For us, China of course holds the key, and it will have to play a much more proactive role in the sub-continent, perhaps even some sort of an ‘umbrella’ pact with Pakistan, similar to the Twenty Years Treaty of Peace and Friendship (!) between Moscow and New Delhi signed before the 1971 war. This was no less an opportunistic ‘devil’s alliance’ than the notorious Nazi-Soviet (or Molotov-Ribbentrop or Hitler-Stalin) Pact of August 1939 which paved the way for the joint invasion and break-up of Poland and started World War II. One observer famously said of the Pact that ‘it turned all our –isms (he meant the basic enmities existing between communism, capitalism, Marxism, fascism, Nazism, Socialism, totalitarianism) into –wasms’. But the Pact did provide the weaker Soviet Union with two valuable years in which to build up its military strength for the inevitable showdown to come.

Pakistan also desperately needs to spring a diplomatic surprise or rather shock on our nemesis which would send him reeling. The wartime British Prime Minister Winston Churchill once declared in Parliament that if ‘Hitler invaded Hell, I would be obliged to put in a good word for the Devil in the House of Commons!’ Such an ‘inventive’ cynical opportunism (or pragmatism) is the mother of survival, and essential if we are to escape the real and present existential dangers. So, it is now or never for China to come to the aid of the party, in a big way, diplomatically, economically, and militarily, the latter perhaps by an arrangement of the Lend-Lease type.
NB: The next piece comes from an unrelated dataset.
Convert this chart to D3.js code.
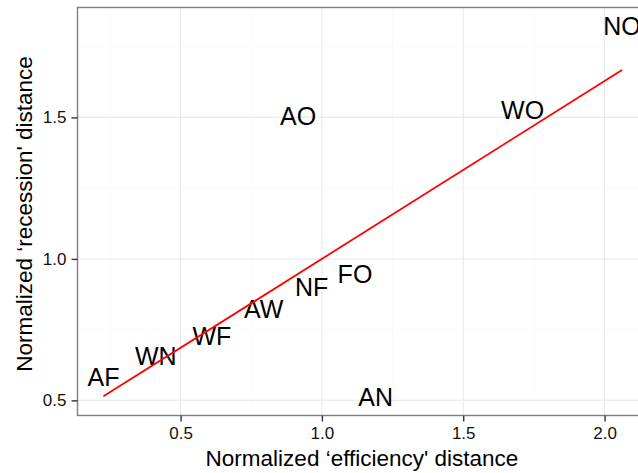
<!DOCTYPE html>
<html lang="en">
<head>
    <meta charset="UTF-8">
    <title>Efficiency vs recession distance</title>
    <script src="https://cdn.jsdelivr.net/npm/d3@7"></script>
    <style>
        body { margin: 0; background: #fff; }
        svg { display: block; font-family: "Liberation Sans", Arial, Helvetica, sans-serif; }
    </style>
</head>
<body>
    <script>
        // data
        const labels = ["AF", "WN", "WF", "AW", "NF", "FO", "AO", "WO", "NO", "AN"];
        const efficiency = [0.227, 0.412, 0.611, 0.794, 0.964, 1.117, 0.916, 1.710, 2.062, 1.190];
        const recession = [0.584, 0.655, 0.727, 0.823, 0.899, 0.947, 1.506, 1.527, 1.823, 0.512];
        const xTicks = [0.5, 1.0, 1.5, 2.0];
        const yTicks = [0.5, 1.0, 1.5];

        const width = 638;
        const height = 473;

        let points = labels.map((d, i) => ({ label: d, x: efficiency[i], y: recession[i] }));

        // ggplot-style 5% expansion
        function expand(ext) {
            const pad = (ext[1] - ext[0]) * 0.05;
            return [ext[0] - pad, ext[1] + pad];
        }

        let x = d3.scaleLinear().domain(expand(d3.extent(efficiency))).range([77.5, 648]);
        let y = d3.scaleLinear().domain(expand(d3.extent(recession))).range([415.5, 7.5]);

        // least squares fit, like geom_smooth(method = "lm")
        const mx = d3.mean(efficiency), my = d3.mean(recession);
        const slope = d3.sum(points, d => (d.x - mx) * (d.y - my)) / d3.sum(points, d => (d.x - mx) ** 2);
        const intercept = my - slope * mx;
        const fitX = d3.extent(efficiency);

        let svg = d3.select("body").append("svg")
            .attr("width", width)
            .attr("height", height);

        const [panelLeft, panelRight] = x.range();
        const [panelBottom, panelTop] = y.range();

        svg.append("rect")
            .attr("x", panelLeft).attr("y", panelTop)
            .attr("width", panelRight - panelLeft).attr("height", panelBottom - panelTop)
            .attr("fill", "#fff");

        // minor grid
        const xMinor = d3.range(0.25, 2.3, 0.5);
        const yMinor = d3.range(0.75, 2, 0.5);
        let grid = svg.append("g");
        grid.selectAll(".xminor").data(xMinor).enter().append("line")
            .attr("x1", d => x(d)).attr("x2", d => x(d))
            .attr("y1", panelTop).attr("y2", panelBottom)
            .attr("stroke", "#fafafa").attr("stroke-width", 1);
        grid.selectAll(".yminor").data(yMinor).enter().append("line")
            .attr("x1", panelLeft).attr("x2", panelRight)
            .attr("y1", d => y(d)).attr("y2", d => y(d))
            .attr("stroke", "#fafafa").attr("stroke-width", 1);

        // major grid
        grid.selectAll(".xmajor").data(xTicks).enter().append("line")
            .attr("x1", d => x(d)).attr("x2", d => x(d))
            .attr("y1", panelTop).attr("y2", panelBottom)
            .attr("stroke", "#ebebeb").attr("stroke-width", 1.2);
        grid.selectAll(".ymajor").data(yTicks).enter().append("line")
            .attr("x1", panelLeft).attr("x2", panelRight)
            .attr("y1", d => y(d)).attr("y2", d => y(d))
            .attr("stroke", "#ebebeb").attr("stroke-width", 1.2);

        // labels
        svg.append("g").selectAll("text")
            .data(points)
            .enter()
            .append("text")
            .attr("x", d => x(d.x))
            .attr("y", d => y(d.y))
            .attr("dy", "0.36em")
            .attr("text-anchor", "middle")
            .attr("font-size", 25)
            .attr("fill", "#000")
            .text(d => d.label);

        // fitted line
        svg.append("line")
            .attr("x1", x(fitX[0])).attr("y1", y(intercept + slope * fitX[0]))
            .attr("x2", x(fitX[1])).attr("y2", y(intercept + slope * fitX[1]))
            .attr("stroke", "#ff0000")
            .attr("stroke-width", 1.8);

        // panel border
        svg.append("rect")
            .attr("x", panelLeft).attr("y", panelTop)
            .attr("width", panelRight - panelLeft).attr("height", panelBottom - panelTop)
            .attr("fill", "none")
            .attr("stroke", "#7f7f7f")
            .attr("stroke-width", 1.4);

        // axes
        let xAxis = svg.append("g")
            .attr("transform", `translate(0, ${panelBottom})`)
            .call(d3.axisBottom(x).tickValues(xTicks).tickFormat(d3.format(".1f")).tickSizeInner(6).tickSizeOuter(0).tickPadding(5));
        let yAxis = svg.append("g")
            .attr("transform", `translate(${panelLeft}, 0)`)
            .call(d3.axisLeft(y).tickValues(yTicks).tickFormat(d3.format(".1f")).tickSizeInner(6).tickSizeOuter(0).tickPadding(5));

        [xAxis, yAxis].forEach(a => {
            a.select(".domain").remove();
            a.selectAll(".tick line").attr("stroke", "#333").attr("stroke-width", 1.4);
            a.selectAll(".tick text")
                .attr("font-size", 17)
                .attr("font-family", "Liberation Sans, Arial, sans-serif")
                .attr("fill", "#111");
        });

        // axis titles
        svg.append("text")
            .attr("x", 362)
            .attr("y", 466)
            .attr("text-anchor", "middle")
            .attr("font-size", 22.5)
            .attr("fill", "#000")
            .text("Normalized \u2018efficiency' distance");

        svg.append("text")
            .attr("transform", "translate(32, 214) rotate(-90)")
            .attr("text-anchor", "middle")
            .attr("font-size", 22.5)
            .attr("fill", "#000")
            .text("Normalized \u2018recession' distance");
    </script>
</body>
</html>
Considering our continued deficiencies in the leadership department, what should be the ideal credentials of any future national politician? First of all, he should be an only child, belong to any caste/race except Kashmiri and preferably also be a vegetarian. The last two somewhat conflicting qualities would silence all the culinary rumours and ensure clear headedness in affairs of state by way of a simple diet, while the first requirement would do away with the nepotism scandals invariably associated with an extended First Family. Finally, the offspring should be of a shy, retiring and private disposition, instinctively inclined towards painting and the fine arts rather than considering themselves as divinely anointed dynastic heir-apparents in the family political-business profession.